Task instructions:
Word for word, copy all the data and drop the pictures.
## Begin Provided data
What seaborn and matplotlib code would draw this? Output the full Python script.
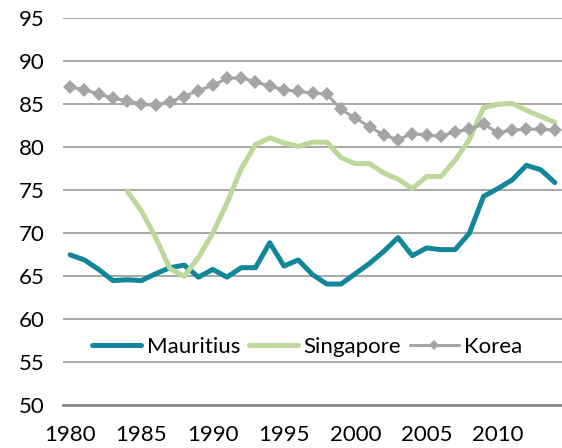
import numpy as np
import pandas as pd
import seaborn as sns
from matplotlib import pyplot as plt
from matplotlib.ticker import MultipleLocator

years = list(range(1980, 2015))

mauritius = [67.5, 66.9, 65.8, 64.5, 64.6, 64.5, 65.3, 66.0, 66.3, 64.9,
             65.8, 64.9, 66.0, 66.0, 68.9, 66.2, 66.9, 65.2, 64.1, 64.1,
             65.3, 66.5, 67.9, 69.5, 67.4, 68.3, 68.1, 68.1, 70.0, 74.3,
             75.2, 76.2, 77.9, 77.4, 75.9]

singapore = [np.nan, np.nan, np.nan, np.nan, 74.9, 72.6, 69.5, 65.9, 65.0, 67.2,
             70.0, 73.5, 77.5, 80.3, 81.1, 80.5, 80.1, 80.6, 80.6, 78.8,
             78.1, 78.1, 77.0, 76.3, 75.2, 76.6, 76.6, 78.5, 80.9, 84.6,
             85.0, 85.1, 84.3, 83.6, 82.9]

korea = [87.0, 86.7, 86.2, 85.7, 85.4, 85.0, 84.9, 85.3, 85.9, 86.6,
         87.2, 88.0, 88.1, 87.6, 87.1, 86.7, 86.5, 86.3, 86.2, 84.4,
         83.4, 82.4, 81.4, 80.9, 81.6, 81.4, 81.3, 81.8, 82.1, 82.7,
         81.7, 82.0, 82.1, 82.1, 82.0]

df = pd.DataFrame({'year': years, 'Mauritius': mauritius,
                   'Singapore': singapore, 'Korea': korea})

sns.set_style('white')
plt.rcParams['font.family'] = ['Lato', 'DejaVu Sans']
plt.rcParams['text.color'] = 'black'
plt.rcParams['xtick.color'] = 'black'
plt.rcParams['ytick.color'] = 'black'

fig = plt.figure(figsize=(5.62, 4.48), dpi=100)
ax = fig.add_axes([63 / 562, 42.7 / 448, 499 / 562, 387 / 448])

sns.lineplot(data=df, x='year', y='Mauritius', ax=ax, color='#12879A',
             linewidth=3.6, label='Mauritius', solid_capstyle='round')
sns.lineplot(data=df, x='year', y='Singapore', ax=ax, color='#BCD89A',
             linewidth=3.6, label='Singapore', solid_capstyle='round')
sns.lineplot(data=df, x='year', y='Korea', ax=ax, color='#A5A5A5',
             linewidth=2.2, marker='D', markersize=7, markeredgewidth=0,
             label='Korea')

ax.set_xlim(1979.5, 1979.5 + 499 / 14.4)
ax.set_ylim(50, 95)
ax.yaxis.set_major_locator(MultipleLocator(5))
ax.set_xticks(range(1980, 2015, 5))
ax.set_xticks(np.arange(1979.5, 2015, 5), minor=True)
ax.tick_params(axis='x', which='major', length=0, labelsize=16, pad=14)
ax.tick_params(axis='x', which='minor', length=5, width=1.5, direction='in',
               color='#8C8C8C')
ax.tick_params(axis='y', length=0, labelsize=16, pad=13)
ax.set_xlabel('')
ax.set_ylabel('')

ax.grid(axis='y', color='#A0A0A0', linewidth=1.3)
ax.set_axisbelow(True)
for side in ['top', 'right', 'left']:
    ax.spines[side].set_visible(False)
ax.spines['bottom'].set_color('#8C8C8C')
ax.spines['bottom'].set_linewidth(2)

leg = ax.legend(loc='center', bbox_to_anchor=(0.49, 0.151), ncol=3,
                frameon=False, fontsize=16, handlelength=2.2,
                columnspacing=0.4, handletextpad=0.25, markerscale=0.7)

fig.savefig('out.png', dpi=100)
## End Provided data
In response:
What seaborn and matplotlib code would draw this? Output the full Python script.
import numpy as np
import pandas as pd
import seaborn as sns
from matplotlib import pyplot as plt
from matplotlib.ticker import MultipleLocator

years = list(range(1980, 2015))

mauritius = [67.5, 66.9, 65.8, 64.5, 64.6, 64.5, 65.3, 66.0, 66.3, 64.9,
             65.8, 64.9, 66.0, 66.0, 68.9, 66.2, 66.9, 65.2, 64.1, 64.1,
             65.3, 66.5, 67.9, 69.5, 67.4, 68.3, 68.1, 68.1, 70.0, 74.3,
             75.2, 76.2, 77.9, 77.4, 75.9]

singapore = [np.nan, np.nan, np.nan, np.nan, 74.9, 72.6, 69.5, 65.9, 65.0, 67.2,
             70.0, 73.5, 77.5, 80.3, 81.1, 80.5, 80.1, 80.6, 80.6, 78.8,
             78.1, 78.1, 77.0, 76.3, 75.2, 76.6, 76.6, 78.5, 80.9, 84.6,
             85.0, 85.1, 84.3, 83.6, 82.9]

korea = [87.0, 86.7, 86.2, 85.7, 85.4, 85.0, 84.9, 85.3, 85.9, 86.6,
         87.2, 88.0, 88.1, 87.6, 87.1, 86.7, 86.5, 86.3, 86.2, 84.4,
         83.4, 82.4, 81.4, 80.9, 81.6, 81.4, 81.3, 81.8, 82.1, 82.7,
         81.7, 82.0, 82.1, 82.1, 82.0]

df = pd.DataFrame({'year': years, 'Mauritius': mauritius,
                   'Singapore': singapore, 'Korea': korea})

sns.set_style('white')
plt.rcParams['font.family'] = ['Lato', 'DejaVu Sans']
plt.rcParams['text.color'] = 'black'
plt.rcParams['xtick.color'] = 'black'
plt.rcParams['ytick.color'] = 'black'

fig = plt.figure(figsize=(5.62, 4.48), dpi=100)
ax = fig.add_axes([63 / 562, 42.7 / 448, 499 / 562, 387 / 448])

sns.lineplot(data=df, x='year', y='Mauritius', ax=ax, color='#12879A',
             linewidth=3.6, label='Mauritius', solid_capstyle='round')
sns.lineplot(data=df, x='year', y='Singapore', ax=ax, color='#BCD89A',
             linewidth=3.6, label='Singapore', solid_capstyle='round')
sns.lineplot(data=df, x='year', y='Korea', ax=ax, color='#A5A5A5',
             linewidth=2.2, marker='D', markersize=7, markeredgewidth=0,
             label='Korea')

ax.set_xlim(1979.5, 1979.5 + 499 / 14.4)
ax.set_ylim(50, 95)
ax.yaxis.set_major_locator(MultipleLocator(5))
ax.set_xticks(range(1980, 2015, 5))
ax.set_xticks(np.arange(1979.5, 2015, 5), minor=True)
ax.tick_params(axis='x', which='major', length=0, labelsize=16, pad=14)
ax.tick_params(axis='x', which='minor', length=5, width=1.5, direction='in',
               color='#8C8C8C')
ax.tick_params(axis='y', length=0, labelsize=16, pad=13)
ax.set_xlabel('')
ax.set_ylabel('')

ax.grid(axis='y', color='#A0A0A0', linewidth=1.3)
ax.set_axisbelow(True)
for side in ['top', 'right', 'left']:
    ax.spines[side].set_visible(False)
ax.spines['bottom'].set_color('#8C8C8C')
ax.spines['bottom'].set_linewidth(2)

leg = ax.legend(loc='center', bbox_to_anchor=(0.49, 0.151), ncol=3,
                frameon=False, fontsize=16, handlelength=2.2,
                columnspacing=0.4, handletextpad=0.25, markerscale=0.7)

fig.savefig('out.png', dpi=100)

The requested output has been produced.